DATA PROVIDED
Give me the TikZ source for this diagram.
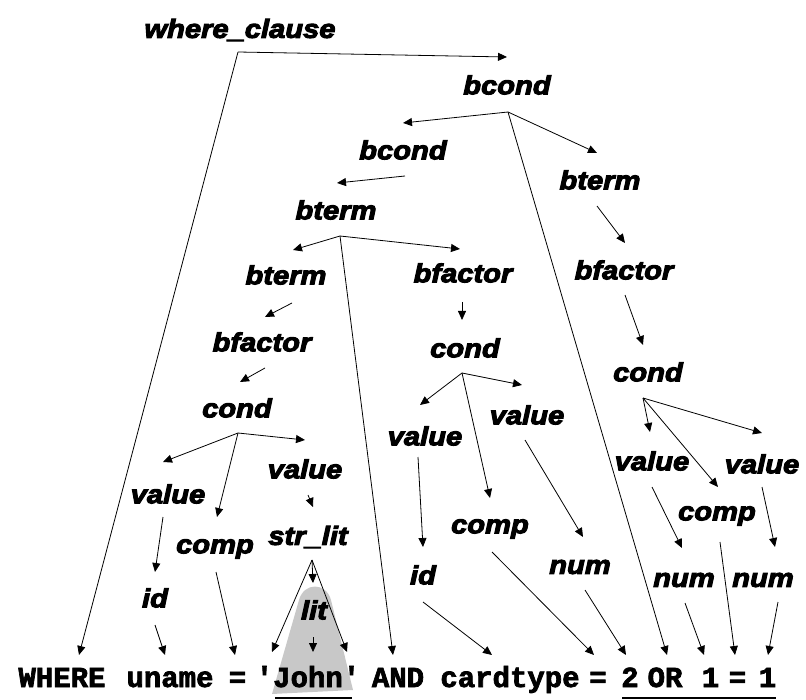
\documentclass[tikz,border=0pt]{standalone}
\usepackage{fontspec}
\usetikzlibrary{arrows.meta}
\newfontfamily\treefont{Liberation Sans}[FakeStretch=1.12,FakeBold=4]
\newfontfamily\codefont{Liberation Mono}[FakeBold=2.5]
\definecolor{litgray}{RGB}{200,200,200}
\newcommand\tedge[6]{\draw[arr] ([shift={(#2,#3)}]#1) -- ([shift={(#5,#6)}]#4);}
\begin{document}
\begin{tikzpicture}[x=1pt,y=-1pt,
  lbl/.style={font=\treefont\bfseries\itshape\fontsize{26}{30}\selectfont, inner sep=0pt},
  tok/.style={font=\codefont\bfseries\fontsize{29}{34}\selectfont, inner sep=0pt, anchor=base},
  arr/.style={-{Triangle[length=9pt,width=8pt]}, line width=0.8pt},
  uline/.style={line width=1.6pt}]
\useasboundingbox (0,0) rectangle (806,700);
% grey highlight behind lit / 'John'
\fill[litgray] (272,694) -- (299,600) .. controls (304,582) and (326,582) .. (331,600) -- (353,690) -- cycle;
% tree labels
\node[lbl] (wc)    at (240,30)  {where\_clause};
\node[lbl] (bc1)   at (507,85)  {bcond};
\node[lbl] (bc2)   at (403,150) {bcond};
\node[lbl] (bt1)   at (336,210) {bterm};
\node[lbl] (btR)   at (600,180) {bterm};
\node[lbl] (bt2)   at (286,275) {bterm};
\node[lbl] (bfM)   at (463,273) {bfactor};
\node[lbl] (bfR)   at (624,270) {bfactor};
\node[lbl] (bfL)   at (262,342) {bfactor};
\node[lbl] (cdM)   at (465,348) {cond};
\node[lbl] (cdR)   at (648,372) {cond};
\node[lbl] (cdL)   at (237,408) {cond};
\node[lbl] (vLL)   at (168,494) {value};
\node[lbl] (vLS)   at (305,469) {value};
\node[lbl] (cpL)   at (215,549) {comp};
\node[lbl] (slit)  at (308,537) {str\_lit};
\node[lbl] (idL)   at (155,598) {id};
\node[lbl] (lit)   at (314,610) {lit};
\node[lbl] (vML)   at (425,436) {value};
\node[lbl] (vMR)   at (527,415) {value};
\node[lbl] (cpM)   at (490,529) {comp};
\node[lbl] (idM)   at (423,575) {id};
\node[lbl] (numM)  at (580,567) {num};
\node[lbl] (vRL)   at (652,461) {value};
\node[lbl] (vRR)   at (762,464) {value};
\node[lbl] (cpR)   at (717,516) {comp};
\node[lbl] (numRL) at (684,580) {num};
\node[lbl] (numRR) at (763,580) {num};
% tokens
\node[tok] (tWHERE) at (62,687)    {WHERE};
\node[tok] (tuname) at (170,687)   {uname};
\node[tok] (teqA)   at (237.5,687) {=};
\node[tok] (tJohn)  at (308,687)   {'John'};
\node[tok] (tAND)   at (398,687)   {AND};
\node[tok] (tcard)  at (510,687)   {cardtype};
\node[tok] (teqB)   at (598,687)   {=};
\node[tok] (tTwo)   at (630,687)   {2};
\node[tok] (tOR)    at (665,687)   {OR};
\node[tok] (tOneA)  at (710.5,687) {1};
\node[tok] (teqC)   at (737.5,687) {=};
\node[tok] (tOneB)  at (767.5,687) {1};
% underlines
\draw[uline] ([shift={(-33,11)}]tJohn.base) -- ([shift={(44,11)}]tJohn.base);
\draw[uline] ([shift={(-8,11)}]tTwo.base) -- ([shift={(8.5,11)}]tOneB.base);
% connectors
\tedge{wc.center}{-2}{22}{bc1.center}{0}{-28}
\tedge{wc.center}{-2}{22}{tWHERE.base}{17}{-32}
\tedge{bc1.center}{1}{27}{bc2.center}{0}{-27}
\tedge{bc1.center}{1}{27}{btR.center}{-3}{-27}
\tedge{bc1.center}{1}{27}{tOR.base}{2}{-32}
\tedge{bc2.center}{2}{26}{bt1.center}{1}{-27}
\tedge{bt1.center}{4}{26}{bt2.center}{7}{-25}
\tedge{bt1.center}{4}{26}{bfM.center}{-3}{-24}
\tedge{bt1.center}{4}{26}{tAND.base}{-5}{-32}
\tedge{bt2.center}{6}{28}{bfL.center}{3}{-25}
\tedge{bfL.center}{3}{26}{cdL.center}{3}{-26}
\tedge{bfM.center}{-1}{29}{cdM.center}{-3}{-28}
\tedge{btR.center}{-3}{26}{bfR.center}{1}{-27}
\tedge{bfR.center}{1}{25}{cdR.center}{-5}{-27}
\tedge{cdL.center}{1}{25}{vLL.center}{-5}{-32}
\tedge{cdL.center}{1}{25}{cpL.center}{2}{-32}
\tedge{cdL.center}{1}{25}{vLS.center}{0}{-29}
\tedge{vLL.center}{-5}{23}{idL.center}{0}{-26}
\tedge{vLS.center}{3}{26}{slit.center}{5}{-30}
\tedge{idL.center}{0}{27}{tuname.base}{-5}{-32}
\tedge{cpL.center}{1}{23}{teqA.base}{-2.5}{-32}
\tedge{slit.center}{4}{23}{tJohn.base}{-36}{-35}
\tedge{slit.center}{4}{23}{lit.center}{-1}{-27}
\tedge{slit.center}{4}{23}{tJohn.base}{39}{-35}
\tedge{lit.center}{-1}{27}{tJohn.base}{5}{-35}
\tedge{cdM.center}{-3}{25}{vML.center}{-5}{-31}
\tedge{cdM.center}{-3}{25}{cpM.center}{0}{-31}
\tedge{cdM.center}{-3}{25}{vMR.center}{-5}{-30}
\tedge{vML.center}{-7}{21}{idM.center}{0}{-28}
\tedge{vMR.center}{-2}{25}{numM.center}{3}{-30}
\tedge{idM.center}{0}{27}{tcard.base}{-18}{-32}
\tedge{cpM.center}{2}{23}{teqB.base}{-4}{-32}
\tedge{numM.center}{5}{23}{tTwo.base}{-4}{-32}
\tedge{cdR.center}{-5}{26}{vRL.center}{-2}{-29}
\tedge{cdR.center}{-5}{26}{cpR.center}{1}{-29}
\tedge{cdR.center}{-5}{26}{vRR.center}{0}{-31}
\tedge{vRL.center}{0}{26}{numRL.center}{-2}{-32}
\tedge{vRR.center}{0}{23}{numRR.center}{12}{-33}
\tedge{cpR.center}{3}{26}{teqC.base}{-2.5}{-32}
\tedge{numRL.center}{1}{23}{tOneA.base}{-6.5}{-32}
\tedge{numRR.center}{15}{22}{tOneB.base}{0.5}{-32}
\end{tikzpicture}
\end{document}
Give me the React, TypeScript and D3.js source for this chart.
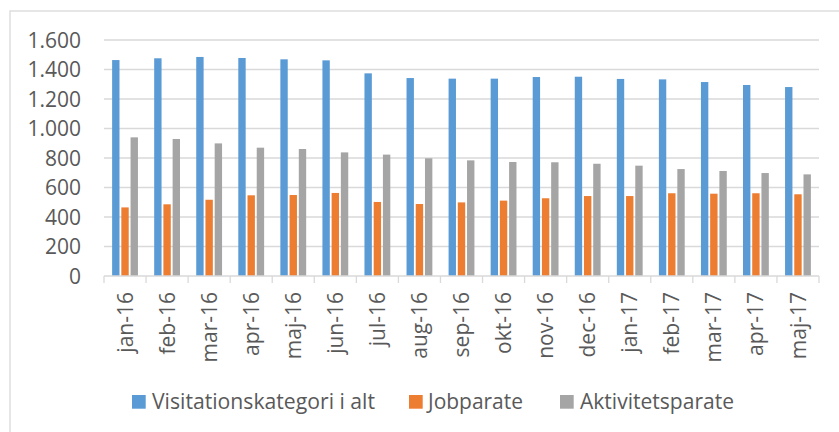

EXERCISE INSTRUCTIONS
Look above for every line with the word "this" and copy it.

FINISHED EXERCISE
Give me the TikZ source for this diagram.
Give me the React, TypeScript and D3.js source for this chart.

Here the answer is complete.